22. It was noted at the end that she was treated at the K.E.M. Hospital for two abrasions on chest and ruptured hymen and allowed to go, and the charge is entered in the non-cognizable register under Section 323 of the Indian Penal Code. The entry does not state whether the sexual intercourse was with or without her consent, which would seem to have been a relevant detail. In any case, when a charge of this sort is made, and supported by medical evidence of ruptured hymen, Section 323 seems a peculiar section to name. The learned Judge evidently thought that the police did not take sufficient trouble over this case, and were very unsympathetic to the complainant and her husband (which was their own story). The entry in the non-cognizable register lays some foundation for that suggestion. But fortunately the Inspector noted the entry, and told Deputy Inspector Kale to make a proper inquiry, and then an inquiry was made. We do not think that the conduct of Deputy Inspector Kale is open to so much criticism as the learned Judge suggests. However, the learned Judge was very careful to point out to the jury that whether the police had behaved properly or improperly had nothing to do with them, or with the charge which they were investigating, and he pointed out to them that, if they rejected the evidence as to the girl being under sixteen, the whole question was of abduction, and that depended on whether she was taken on Sunday to Juhu by deceitful means with the intention that she might be seduced to sexual intercourse. The delay of two days in going to the police is not, in our view, remarkable in the case of illiterate persons with no money and no friends in Bombay.

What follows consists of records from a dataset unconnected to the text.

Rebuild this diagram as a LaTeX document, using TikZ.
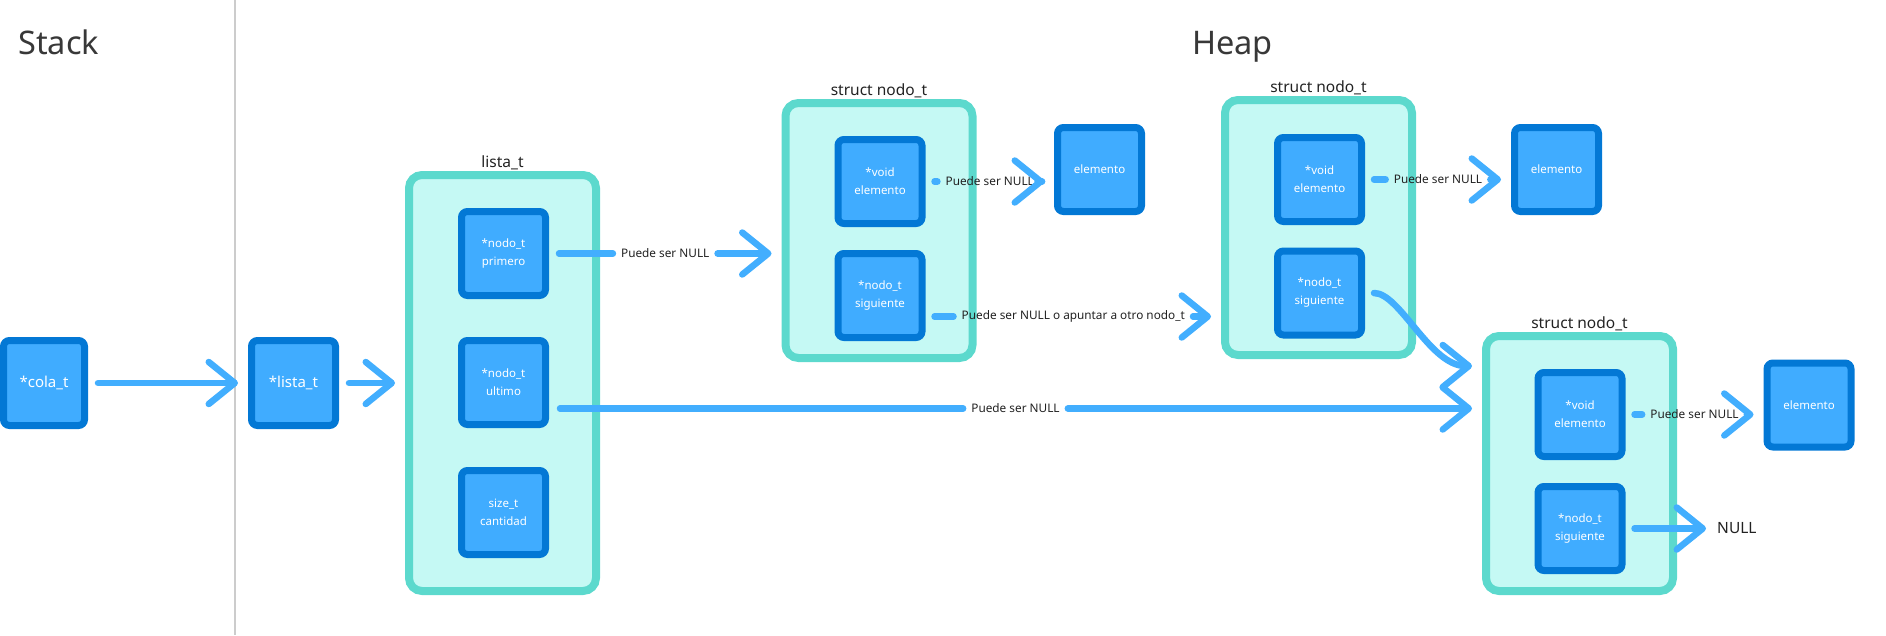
\documentclass[tikz,border=0pt]{standalone}
\usepackage{fontspec}
\setmainfont{Noto Sans}
\usepackage{xcolor}
\usetikzlibrary{arrows.meta,positioning,calc}

\definecolor{fieldborder}{HTML}{0378D5}
\definecolor{fieldfill}{HTML}{40ACFF}
\definecolor{arrowblue}{HTML}{42AEFE}
\definecolor{structborder}{HTML}{5CD9CD}
\definecolor{structfill}{HTML}{C5F9F4}
\definecolor{inktext}{HTML}{222222}

\tikzset{
  field/.style={draw=fieldborder, fill=fieldfill, line width=7pt, rounded corners=6pt,
    text=white, align=center, inner sep=0pt, minimum width=84pt, minimum height=84pt,
    font=\fontsize{11.5}{18}\selectfont},
  structbox/.style={draw=structborder, fill=structfill, line width=8pt, rounded corners=13pt,
    minimum width=187pt, minimum height=255pt},
  title/.style={font=\fontsize{15.5}{18}\selectfont, text=inktext, inner sep=1pt},
  heading/.style={font=\fontsize{32.5}{38}\selectfont, text=inktext!90, inner sep=0pt},
  note/.style={font=\fontsize{11.8}{13}\selectfont, text=inktext, inner xsep=8pt, inner ysep=2pt},
  stub/.style={draw=arrowblue, line width=6.5pt, line cap=round},
  pointer/.style={stub, shorten >=10pt, -{Straight Barb[length=26pt, width=42pt, round]}},
  sepline/.style={draw=black!20, line width=2pt}
}

\begin{document}
\begin{tikzpicture}[x=1pt,y=-1pt]
\useasboundingbox (0,0) rectangle (1886,635);

% Stack | Heap
\draw[sepline] (235,0) -- (235,635);
\node[heading, anchor=base west] (stacktitle) at (18,54) {Stack};
\node[heading, anchor=base west] (heaptitle) at (1192,54) {Heap};

% Stack side
\node[field, minimum width=81pt, minimum height=85pt, font=\fontsize{15}{18}\selectfont] (cola) at (44,383) {*cola\_t};
\node[field, minimum width=84pt, minimum height=85pt, font=\fontsize{15}{18}\selectfont] (listap) at (293.5,383) {*lista\_t};

% lista_t
\node[structbox, minimum height=416pt, label={[title]above:lista\_t}] (lista) at (502.5,383) {};
\node[field] (primero) at (503.5,253.5) {*nodo\_t\\primero};
\node[field] (ultimo) at (503.5,382.5) {*nodo\_t\\ultimo};
\node[field] (cantidad) at (503.5,512.5) {size\_t\\cantidad};

% first nodo_t
\node[structbox, label={[title]above:struct nodo\_t}] (nodo1) at (879,230.5) {};
\node[field] (void1) at (880,181.5) {*void\\elemento};
\node[field] (sig1) at (880,295.5) {*nodo\_t\\siguiente};
\node[field] (elem1) at (1099.5,169.5) {elemento};

% second nodo_t
\node[structbox, label={[title]above:struct nodo\_t}] (nodo2) at (1318.5,227.5) {};
\node[field] (void2) at (1319.5,179.5) {*void\\elemento};
\node[field] (sig2) at (1319.5,293) {*nodo\_t\\siguiente};
\node[field] (elem2) at (1556.5,169.5) {elemento};

% third nodo_t
\node[structbox, label={[title]above:struct nodo\_t}] (nodo3) at (1579.5,463.5) {};
\node[field] (void3) at (1580,414.5) {*void\\elemento};
\node[field] (sig3) at (1580,528.5) {*nodo\_t\\siguiente};
\node[field] (elem3) at (1809,405) {elemento};
\node[title, font=\fontsize{15.5}{18}\selectfont, inner sep=0pt, anchor=west] (nullend) at (1717,528) {NULL};

% Connectors
\draw[pointer, shorten <=10pt] (cola) -- (listap);
\draw[pointer, shorten <=10pt] (listap.east) -- (listap.east -| lista.west);

\path (primero.east) -- (primero.east -| nodo1.west) node[note, pos=.5] (lblprim) {Puede ser NULL};
\draw[stub, shorten <=10pt] (primero.east) -- (lblprim.west);
\draw[pointer] (lblprim.east) -- (lblprim.east -| nodo1.west);

\coordinate (ultout) at ([yshift=-26pt]ultimo.east);
\path (ultout) -- (ultout -| nodo3.west) node[note, pos=.5] (lblult) {Puede ser NULL};
\draw[stub, shorten <=11pt] (ultout) -- (lblult.west);
\draw[pointer] (lblult.east) -- (lblult.east -| nodo3.west);

\path (void1.east) -- (void1.east -| elem1.west) node[note, pos=.5] (lblv1) {Puede ser NULL};
\draw[stub, shorten <=9pt] (void1.east) -- (lblv1.west);
\draw[pointer] (lblv1.east) -- (lblv1.east -| elem1.west);

\coordinate (sig1out) at ([yshift=-21pt]sig1.east);
\path (sig1out) -- (sig1out -| nodo2.west) node[note, pos=.5] (lbls1) {Puede ser NULL o apuntar a otro nodo\_t};
\draw[stub, shorten <=9pt] (sig1out) -- (lbls1.west);
\draw[pointer] (lbls1.east) -- (lbls1.east -| nodo2.west);

\path (void2.east) -- (void2.east -| elem2.west) node[note, pos=.5] (lblv2) {Puede ser NULL};
\draw[stub, shorten <=9pt] (void2.east) -- (lblv2.west);
\draw[pointer] (lblv2.east) -- (lblv2.east -| elem2.west);

\coordinate (n3top) at ([yshift=-34pt]nodo3.north west);
\draw[pointer, shorten <=9pt] (sig2.east) .. controls +(35,0) and +(-52,0) .. (n3top);

\path (void3.east) -- (void3.east -| elem3.west) node[note, pos=.5] (lblv3) {Puede ser NULL};
\draw[stub, shorten <=9pt] (void3.east) -- (lblv3.west);
\draw[pointer] (lblv3.east) -- (lblv3.east -| elem3.west);

\draw[pointer, shorten <=9pt, shorten >=11pt] (sig3.east) -- (sig3.east -| nullend.west);
\end{tikzpicture}
\end{document}
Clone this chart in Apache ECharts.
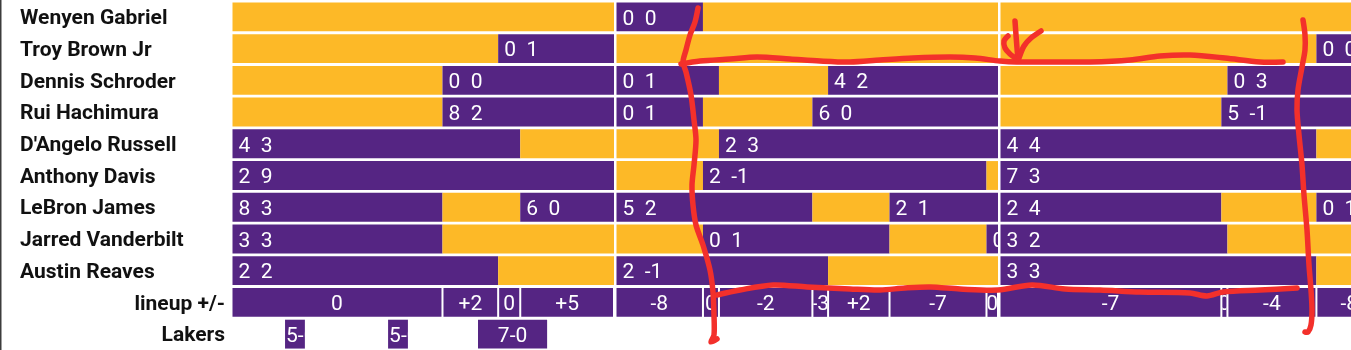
<!DOCTYPE html>
<html>
<head>
<meta charset="utf-8">
<script src="https://cdn.jsdelivr.net/npm/echarts@6/dist/echarts.min.js"></script>
<style>
  html, body { margin: 0; padding: 0; background: #ffffff; }
  #chart { width: 1351px; height: 350px; }
</style>
</head>
<body>
<div id="chart"></div>
<script>
// Lakers rotation chart: purple = on court, gold = on the bench.
const PURPLE = '#552583';
const GOLD = '#FDB927';
const FONT = 'Roboto';

const players = [
  'Wenyen Gabriel', 'Troy Brown Jr', 'Dennis Schroder', 'Rui Hachimura',
  "D'Angelo Russell", 'Anthony Davis', 'LeBron James', 'Jarred Vanderbilt', 'Austin Reaves'
];
const summaryRows = ['lineup +/-', 'Lakers'];
const quarterLength = 12;
const periods = [[0, 12], [12, 24], [24, 36]];

// On-court stints per player: [start minute, end minute, stat A, stat B]
const wenyenGabriel = [[12, 14.78, 0, 0]];
const troyBrownJr = [[8.38, 12, 0, 1], [33.95, 36, 0, 0]];
const dennisSchroder = [[6.64, 12, 0, 0], [12, 15.28, 0, 1], [18.69, 24, 4, 2], [31.17, 36, 0, 3]];
const ruiHachimura = [[6.64, 12, 8, 2], [12, 14.78, 0, 1], [18.2, 24, 6, 0], [30.98, 36, 5, -1]];
const dangeloRussell = [[0, 9.07, 4, 3], [15.28, 24, 2, 3], [24, 33.95, 4, 4]];
const anthonyDavis = [[0, 12, 2, 9], [14.78, 23.64, 2, -1], [24, 36, 7, 3]];
const lebronJames = [[0, 6.64, 8, 3], [9.07, 12, 6, 0], [12, 18.2, 5, 2], [20.61, 24, 2, 1], [24, 30.98, 2, 4], [33.95, 36, 0, 1]];
const jarredVanderbilt = [[0, 6.64, 3, 3], [14.78, 20.61, 0, 1], [23.64, 24, 0, 0], [24, 31.17, 3, 2]];
const austinReaves = [[0, 8.38, 2, 2], [12, 18.69, 2, -1], [24, 33.95, 3, 3]];

// Plus/minus of each five-man unit: [start, end, +/-]
const lineupPlusMinus = [
  [0, 6.64, 0], [6.64, 8.38, 2], [8.38, 9.07, 0], [9.07, 12, 5],
  [12, 14.78, -8], [14.78, 15.28, 0], [15.28, 18.2, -2], [18.2, 18.69, -3],
  [18.69, 20.61, 2], [20.61, 23.64, -7], [23.64, 24, 0],
  [24, 30.98, -7], [30.98, 31.17, 0], [31.17, 33.95, -4], [33.95, 36, -8]
];

// Scoring runs: [start, end, run]
const lakersRuns = [[1.72, 2.34, '5-0'], [4.94, 5.56, '5-0'], [7.75, 9.91, '7-0']];

const playerStints = [
  wenyenGabriel, troyBrownJr, dennisSchroder, ruiHachimura, dangeloRussell,
  anthonyDavis, lebronJames, jarredVanderbilt, austinReaves
];
const rowLabels = players.concat(summaryRows);

// Hand-drawn highlight strokes (pixel paths)
const highlightStrokes = [
  [[698, 8], [695, 22], [690, 35], [686, 50], [683, 62], [686, 72], [691, 95], [694, 120], [696, 140],
   [694, 165], [692, 185], [693, 205], [696, 225], [703, 245], [710, 270], [713, 292], [714, 315],
   [714, 335], [711, 342], [717, 339]],
  [[681, 64], [700, 61], [730, 59], [757, 57], [790, 59], [820, 61], [850, 62], [880, 60], [913, 58],
   [950, 57], [975, 58], [1000, 61], [1017, 62], [1050, 62], [1090, 62], [1130, 60], [1160, 56],
   [1190, 55], [1225, 58], [1260, 62], [1283, 62]],
  [[1015, 21], [1016, 35], [1017, 48], [1018, 60]],
  [[1008, 36], [1004, 41], [1005, 48], [1010, 54], [1017, 59]],
  [[1041, 31], [1031, 38], [1024, 46], [1019, 58]],
  [[1303, 20], [1305, 35], [1305, 50], [1302, 67], [1298, 90], [1297, 110], [1299, 135], [1302, 165],
   [1304, 195], [1307, 230], [1309, 265], [1311, 290], [1312, 310], [1311, 325], [1308, 332], [1305, 332]],
  [[717, 295], [740, 290], [773, 285], [807, 287], [850, 289], [880, 290], [905, 288], [930, 287],
   [960, 289], [998, 290], [1032, 285], [1065, 289], [1100, 290], [1140, 292], [1190, 293],
   [1207, 296], [1223, 292], [1260, 290], [1297, 288]]
];

// ---- build drawable segments ----
function statText(a, b) {
  return a + '  ' + b;
}

const playerSegments = [];
playerStints.forEach(function (stints, row) {
  periods.forEach(function (p) {
    let t = p[0];
    stints
      .filter(function (s) { return s[0] >= p[0] && s[1] <= p[1]; })
      .sort(function (a, b) { return a[0] - b[0]; })
      .forEach(function (s) {
        if (s[0] > t) playerSegments.push({ row: row, start: t, end: s[0], on: false });
        playerSegments.push({ row: row, start: s[0], end: s[1], on: true, text: statText(s[2], s[3]) });
        t = s[1];
      });
    if (t < p[1]) playerSegments.push({ row: row, start: t, end: p[1], on: false });
  });
});

const lineupRow = players.length;
const runsRow = players.length + 1;
const lineupSegments = lineupPlusMinus.map(function (d) {
  return { row: lineupRow, start: d[0], end: d[1], text: d[2] > 0 ? '+' + d[2] : String(d[2]) };
});
const runSegments = lakersRuns.map(function (d) {
  return { row: runsRow, start: d[0], end: d[1], text: d[2] };
});

const LABEL_SIZE = 21;
const measureCtx = document.createElement('canvas').getContext('2d');
function textWidth(text, size) {
  measureCtx.font = size + 'px ' + FONT;
  return measureCtx.measureText(text).width;
}

function segmentBox(api, seg, inset) {
  const a = api.coord([seg.start, seg.row]);
  const b = api.coord([seg.end, seg.row]);
  const band = api.size([0, 1])[1];
  const h = band * 0.91;
  const lead = seg.start % quarterLength === 0 ? 2.5 : 0;
  const x = a[0] + Math.max(lead, inset);
  return { x: x, y: a[1] - h / 2, width: Math.max(0, b[0] - inset - x), height: h };
}

function labelEl(box, text, x, align) {
  return {
    type: 'text',
    style: {
      text: text, x: x, y: box.y + box.height / 2 + 2.5,
      fill: '#ffffff', font: LABEL_SIZE + 'px ' + FONT,
      textAlign: align, textVerticalAlign: 'middle'
    },
    clipPath: { type: 'rect', shape: { x: box.x, y: box.y, width: box.width, height: box.height } }
  };
}

function renderPlayer(params, api) {
  const seg = playerSegments[params.dataIndex];
  const box = segmentBox(api, seg, 0);
  const children = [{ type: 'rect', shape: box, style: { fill: seg.on ? PURPLE : GOLD } }];
  if (seg.text) children.push(labelEl(box, seg.text, box.x + 6, 'left'));
  return { type: 'group', children: children };
}

function renderLineup(params, api) {
  const seg = lineupSegments[params.dataIndex];
  const box = segmentBox(api, seg, 1);
  return {
    type: 'group',
    children: [
      { type: 'rect', shape: box, style: { fill: PURPLE } },
      labelEl(box, seg.text, box.x + box.width / 2, 'center')
    ]
  };
}

function renderRun(params, api) {
  const seg = runSegments[params.dataIndex];
  const box = segmentBox(api, seg, 0);
  const w = textWidth(seg.text, LABEL_SIZE);
  const cx = Math.max(box.x + 1 + w / 2, box.x + box.width / 2);
  return {
    type: 'group',
    children: [
      { type: 'rect', shape: box, style: { fill: PURPLE } },
      labelEl(box, seg.text, cx, 'center')
    ]
  };
}

function toData(segs) {
  return segs.map(function (s) { return [s.row, s.start, s.end]; });
}

const customBase = {
  type: 'custom',
  encode: { x: [1, 2], y: 0 },
  clip: false,
  silent: true
};

const chart = echarts.init(document.getElementById('chart'), null, { renderer: 'canvas' });
chart.setOption({
  animation: false,
  backgroundColor: '#ffffff',
  grid: { left: 230, right: 0, top: 1, height: 350 },
  xAxis: {
    type: 'value', min: 0, max: (1351 - 230) / 32,
    show: false, splitLine: { show: false }
  },
  yAxis: {
    type: 'category',
    data: rowLabels,
    inverse: true,
    axisLine: { show: false },
    axisTick: { show: false },
    splitLine: { show: false },
    axisLabel: {
      interval: 0,
      margin: 210,
      align: 'left',
      padding: [4, 0, 0, 0],
      fontFamily: FONT,
      fontWeight: 'bold',
      fontSize: 21,
      color: '#111111',
      formatter: function (v) {
        return summaryRows.indexOf(v) >= 0 ? '{r|' + v + '}' : v;
      },
      rich: {
        r: { width: 205, align: 'right', fontFamily: FONT, fontWeight: 'bold', fontSize: 21, color: '#111111' }
      }
    }
  },
  graphic: [
    { type: 'rect', shape: { x: 0, y: 0, width: 1.5, height: 350 }, style: { fill: '#3c3c3c' }, z: 100 }
  ].concat(highlightStrokes.map(function (pts) {
    return {
      type: 'polyline',
      shape: { points: pts, smooth: 0.3 },
      style: { stroke: '#f3302b', lineWidth: 5.5, fill: null, lineCap: 'round', lineJoin: 'round' },
      z: 100
    };
  })),
  series: [
    Object.assign({}, customBase, { name: 'players', renderItem: renderPlayer, data: toData(playerSegments) }),
    Object.assign({}, customBase, { name: 'lineup', renderItem: renderLineup, data: toData(lineupSegments) }),
    Object.assign({}, customBase, { name: 'runs', renderItem: renderRun, data: toData(runSegments) })
  ]
});
</script>
</body>
</html>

23. In our opinion, the verdict, which the jury arrived at, was the only possible verdict which they could have arrived at on the evidence; and, although the learned Judge undoubtedly was guilty of an error of law in using the police statement, we are satisfied that that did not affect the verdict of the jury.

24. We, therefore, propose to make no order on the reference.

25. We are not prepared to interfere with the sentence passed on the accused.

26. With regard to the class, the accused seems to be a person of the character which falls within class B, and we may recommend this classification to Government, though it was refused by the trial Judge.